UNCTAD: Global economy will bounce back with 5.3% growth in 2021
A container terminal in Nantong, east China's Jiangsu Province, September 6, 2021. /CFP

A container terminal in Nantong, east China's Jiangsu Province, September 6, 2021. /CFP

The global economy will bounce back with growth of 5.3 percent this year, the fastest rate in nearly 50 years, according to the Trade and Development Report 2021 released by the United Nations Conference on Trade and Development (UNCTAD) on Thursday.

The rebound is thanks to the continuation of radical policy interventions began in 2020 and a successful vaccine rollout in advanced economies, the report said.  

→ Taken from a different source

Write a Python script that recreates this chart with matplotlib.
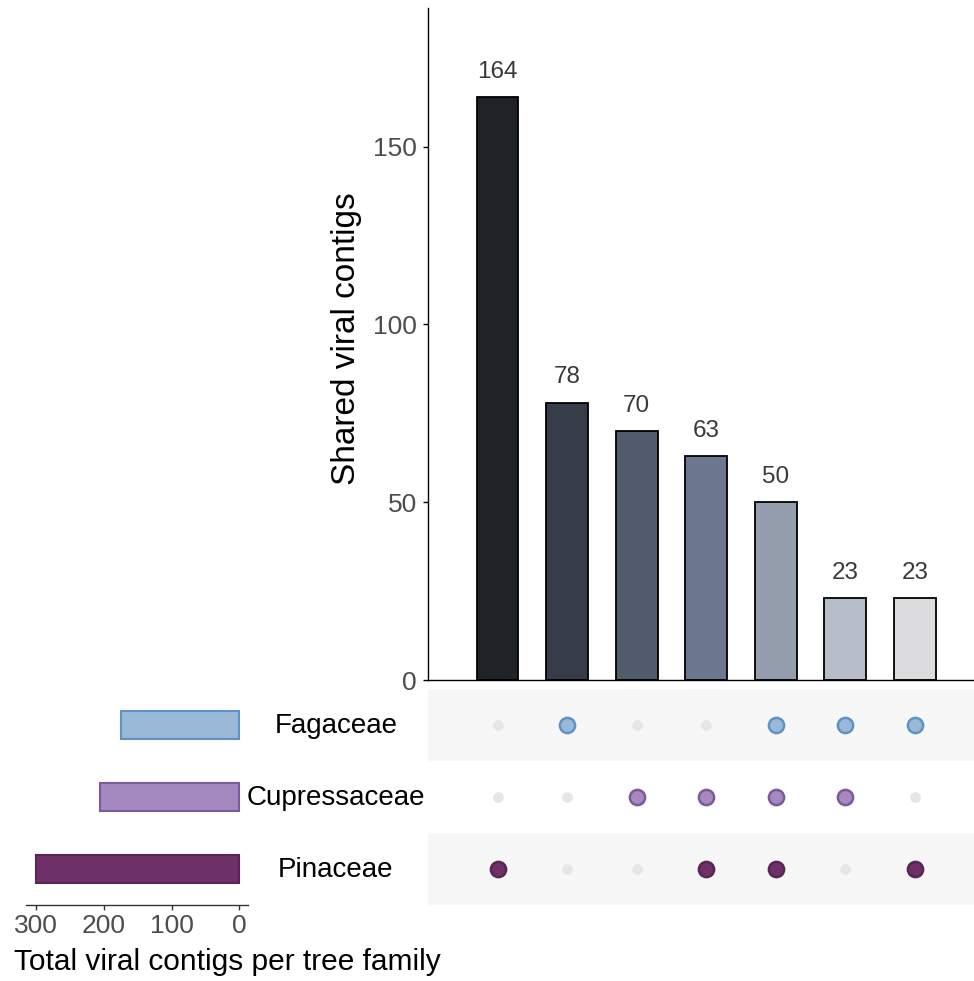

However, the recovery is highly uneven across geographical, income and sectoral lines.  

In developed economies, the rentier class has seen an explosion in wealth, while low-earners struggle. For developing economies, due to lack of monetary autonomy and access to vaccines, their economies are held back, and their gulf with developed economies is widened. 

"These widening gaps, both domestic and international, are a reminder that underlying conditions, if left in place, will make resilience and growth luxuries enjoyed by fewer and fewer privileged people," said Rebeca Grynspan, the secretary-general of UNCTAD. 

Global growth is expected to slow to 3.6 percent in 2022, leaving world income 3.7 percent below where its pre-pandemic trend would have put it. Cumulative income loss is expected to be $13 trillion in 2020-2022. 

Many countries in the South, most notably in Africa and South Asia, have been hit much harder than during the global financial crisis, while their now heavier debt burden reduces their room for fiscal policy.

International trade has recovered after the overall flow dropped 5.6 percent last year. It is projected that real growth of global trade will be 9.5 percent in 2021. 

But global output will only resume its trend in 2016-2019 by 2030 even barring significant setbacks. 

Standout performance in China

In China, an early lockdown policy, massive testing and related public health measures, as well as a rapid vaccine rollout from the middle of 2021, helped to contain the spread of the virus and allow for a relatively swift rebound of activity.

China rebounded earlier and sharper than most other countries, both in terms of exports and imports. During the first half of 2021, the country's monthly trade flows already exceeded their pre-pandemic levels by over 10 percent.

The country's output is expected to grow 8.3 percent in 2021 and 5.7 in 2022, according to the report.